1) Saying that the Catholic position has gone “beyond” presence to virtual mutation is to assume what is in question—the manner of the presence. In other words Bird is assuming the “presence” can’t be a transformation of substance. The use of “mutation” prepares the reader for his coming comment that the position sounds weird.
2) Bird says the magisterium “has not fashioned a satisfactory answer as to how the elements are both bread and wine and Jesus’ body and blood at the same time.” Satisfactory to whom? Certainly not to Bird or to Protestants. But that’s not to say it doesn’t satisfy Catholics.
3) He says the position sounds “weird.” This is just a subjective appraisal. In reply one could ask with Peter Kreeft, “Once you have swallowed the camel of the Incarnation, why strain at the gnat of the Eucharist?” (Ecumenical Jihad, p. 151) Indeed, Bird asks this very question latter in the work. “But if one believes that the Word became flesh, then why cannot one believe that the Word meets us afresh in the bread of a meal that Jesus himself instituted?” (789)

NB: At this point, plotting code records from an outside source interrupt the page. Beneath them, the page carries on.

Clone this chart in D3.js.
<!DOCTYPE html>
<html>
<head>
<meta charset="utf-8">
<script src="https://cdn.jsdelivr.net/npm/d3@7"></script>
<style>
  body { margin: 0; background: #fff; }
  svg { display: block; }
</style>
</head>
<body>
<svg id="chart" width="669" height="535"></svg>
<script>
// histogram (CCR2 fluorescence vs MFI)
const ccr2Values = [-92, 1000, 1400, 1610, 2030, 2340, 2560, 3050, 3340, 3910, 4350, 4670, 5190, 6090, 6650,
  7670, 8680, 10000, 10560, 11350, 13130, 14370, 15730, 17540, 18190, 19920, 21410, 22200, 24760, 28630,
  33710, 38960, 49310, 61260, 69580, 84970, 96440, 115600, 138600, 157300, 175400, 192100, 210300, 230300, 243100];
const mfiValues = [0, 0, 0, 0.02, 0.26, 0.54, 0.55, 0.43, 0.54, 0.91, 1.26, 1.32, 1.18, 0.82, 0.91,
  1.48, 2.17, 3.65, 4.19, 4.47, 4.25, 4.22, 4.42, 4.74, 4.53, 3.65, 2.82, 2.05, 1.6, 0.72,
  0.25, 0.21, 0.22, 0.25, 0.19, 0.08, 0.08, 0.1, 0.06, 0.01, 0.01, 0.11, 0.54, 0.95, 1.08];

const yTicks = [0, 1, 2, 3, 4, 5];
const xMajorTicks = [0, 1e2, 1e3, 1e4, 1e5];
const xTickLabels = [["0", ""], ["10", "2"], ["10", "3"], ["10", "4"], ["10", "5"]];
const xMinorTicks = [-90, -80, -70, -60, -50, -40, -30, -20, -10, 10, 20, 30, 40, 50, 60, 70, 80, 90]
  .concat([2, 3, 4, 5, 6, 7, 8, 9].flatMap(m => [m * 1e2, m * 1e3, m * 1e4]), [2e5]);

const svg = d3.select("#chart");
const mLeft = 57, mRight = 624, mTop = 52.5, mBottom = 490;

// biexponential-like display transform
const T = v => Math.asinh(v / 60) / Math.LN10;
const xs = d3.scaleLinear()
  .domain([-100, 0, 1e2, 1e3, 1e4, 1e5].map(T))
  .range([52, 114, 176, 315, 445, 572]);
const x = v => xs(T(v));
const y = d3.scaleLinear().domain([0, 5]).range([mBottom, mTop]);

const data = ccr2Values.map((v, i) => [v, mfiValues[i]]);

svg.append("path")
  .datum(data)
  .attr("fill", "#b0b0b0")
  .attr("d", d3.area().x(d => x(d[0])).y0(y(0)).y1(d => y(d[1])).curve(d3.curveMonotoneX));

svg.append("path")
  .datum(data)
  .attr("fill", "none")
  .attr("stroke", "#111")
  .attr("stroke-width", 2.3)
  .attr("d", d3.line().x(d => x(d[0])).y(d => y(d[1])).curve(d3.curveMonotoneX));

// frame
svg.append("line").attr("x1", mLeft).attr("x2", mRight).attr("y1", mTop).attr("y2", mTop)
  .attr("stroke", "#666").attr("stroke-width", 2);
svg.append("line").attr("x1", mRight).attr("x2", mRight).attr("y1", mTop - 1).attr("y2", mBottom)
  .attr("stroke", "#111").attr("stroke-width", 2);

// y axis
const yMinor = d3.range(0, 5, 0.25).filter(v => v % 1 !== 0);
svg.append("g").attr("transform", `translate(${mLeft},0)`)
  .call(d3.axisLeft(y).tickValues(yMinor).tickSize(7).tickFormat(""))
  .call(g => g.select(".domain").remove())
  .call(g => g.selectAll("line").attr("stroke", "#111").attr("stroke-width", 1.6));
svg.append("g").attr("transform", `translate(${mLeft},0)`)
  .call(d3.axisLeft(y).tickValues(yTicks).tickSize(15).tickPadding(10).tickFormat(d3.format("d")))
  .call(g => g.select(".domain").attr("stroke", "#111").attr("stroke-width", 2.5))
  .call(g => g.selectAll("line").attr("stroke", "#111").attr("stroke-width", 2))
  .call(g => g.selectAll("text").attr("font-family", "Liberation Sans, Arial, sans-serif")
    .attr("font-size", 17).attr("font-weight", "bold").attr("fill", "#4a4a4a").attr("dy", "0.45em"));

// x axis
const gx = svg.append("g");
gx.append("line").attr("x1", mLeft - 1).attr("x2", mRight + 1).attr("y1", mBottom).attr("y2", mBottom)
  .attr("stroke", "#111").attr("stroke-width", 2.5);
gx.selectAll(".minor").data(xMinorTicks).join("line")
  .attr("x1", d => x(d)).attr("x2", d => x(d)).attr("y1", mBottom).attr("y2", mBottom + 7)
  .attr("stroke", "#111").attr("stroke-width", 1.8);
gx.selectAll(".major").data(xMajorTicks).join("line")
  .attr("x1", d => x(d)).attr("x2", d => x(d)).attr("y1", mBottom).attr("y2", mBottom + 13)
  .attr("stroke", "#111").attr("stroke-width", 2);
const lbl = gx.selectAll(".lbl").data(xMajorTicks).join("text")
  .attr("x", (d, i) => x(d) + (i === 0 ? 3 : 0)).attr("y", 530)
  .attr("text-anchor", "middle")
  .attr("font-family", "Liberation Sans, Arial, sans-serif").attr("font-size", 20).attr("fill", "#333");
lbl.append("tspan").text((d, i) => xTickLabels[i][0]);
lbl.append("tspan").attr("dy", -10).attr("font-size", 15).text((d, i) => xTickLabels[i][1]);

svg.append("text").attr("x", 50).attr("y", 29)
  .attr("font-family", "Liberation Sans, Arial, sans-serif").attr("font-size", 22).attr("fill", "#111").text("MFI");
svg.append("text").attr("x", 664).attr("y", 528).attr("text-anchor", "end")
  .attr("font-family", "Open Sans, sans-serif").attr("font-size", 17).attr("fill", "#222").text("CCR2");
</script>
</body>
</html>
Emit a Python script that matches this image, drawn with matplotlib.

4) He describes the Aristotelian distinction between substance and accidents as “kookie”. He does not elaborate on what makes this distinction “kookie” but it doesn’t seem all that kookie to philosophers such as J.P. Moreland and William Lane Craig (see Philosophical Foundations for a Christian Worldview pp. 214-26) Millard Erickson says that while moderns persons may find the Catholic view “strange, if not absurd . . . [f]rom that philosophical perspective, [substance/accidence] transubstantiation makes pefectly good sense.” (Christian Theology, p. 1041)
5) Finally, Bird claims that the Catholic view amounts to “grasping at straws.” I found myself wondering where is the line drawn between “eucharistic charity” and belittling a position?
Bird is entitled to a vigorous critique of views he does not hold. (In fact, it is expected in a work of this kind.) But there is little more here than subjective appraisals (it sounds “weird”) and unsupported allegations that serious philosophical distinctions (held by far more than just Aristotle and Aquinas) are kookie. Catholics will be little affected by Bird’s case against transubstantiation and some may take offense at the ease in which he dismisses their view.